PROBLEM TO WORK ON ▸ Look for the string "this" and copy every line that has it.

RECORDS TO USE ▸
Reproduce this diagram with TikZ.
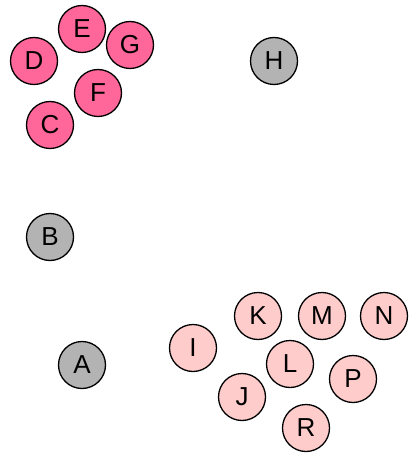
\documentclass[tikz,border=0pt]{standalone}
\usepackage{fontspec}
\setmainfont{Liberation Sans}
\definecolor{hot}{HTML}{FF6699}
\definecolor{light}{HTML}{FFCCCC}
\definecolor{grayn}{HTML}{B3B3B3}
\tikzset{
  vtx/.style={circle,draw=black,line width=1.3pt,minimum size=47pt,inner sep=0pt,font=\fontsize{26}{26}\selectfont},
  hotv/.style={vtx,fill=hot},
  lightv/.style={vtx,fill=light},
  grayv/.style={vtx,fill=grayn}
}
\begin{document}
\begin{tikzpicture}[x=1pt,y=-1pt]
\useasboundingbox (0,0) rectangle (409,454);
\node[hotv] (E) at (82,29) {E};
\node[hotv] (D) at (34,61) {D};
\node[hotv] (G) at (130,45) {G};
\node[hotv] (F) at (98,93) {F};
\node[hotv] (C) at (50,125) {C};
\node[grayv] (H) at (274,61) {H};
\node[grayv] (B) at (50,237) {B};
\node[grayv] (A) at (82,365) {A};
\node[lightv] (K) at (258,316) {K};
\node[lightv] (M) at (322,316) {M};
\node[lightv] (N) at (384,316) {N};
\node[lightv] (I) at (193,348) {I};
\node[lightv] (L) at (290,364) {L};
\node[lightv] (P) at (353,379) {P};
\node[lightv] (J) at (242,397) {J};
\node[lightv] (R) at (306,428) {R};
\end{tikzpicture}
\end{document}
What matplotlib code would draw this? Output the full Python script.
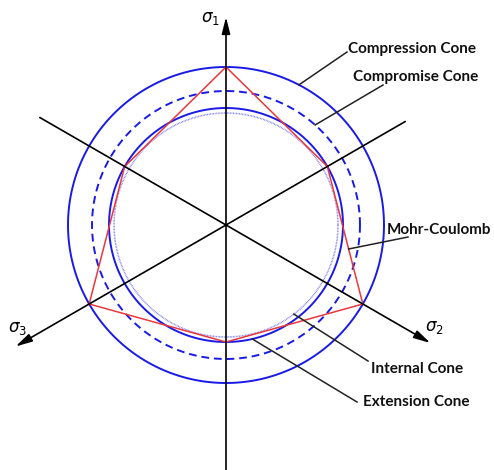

SOLUTION TO THE PROBLEM ▸
Reproduce this diagram with TikZ.
What matplotlib code would draw this? Output the full Python script.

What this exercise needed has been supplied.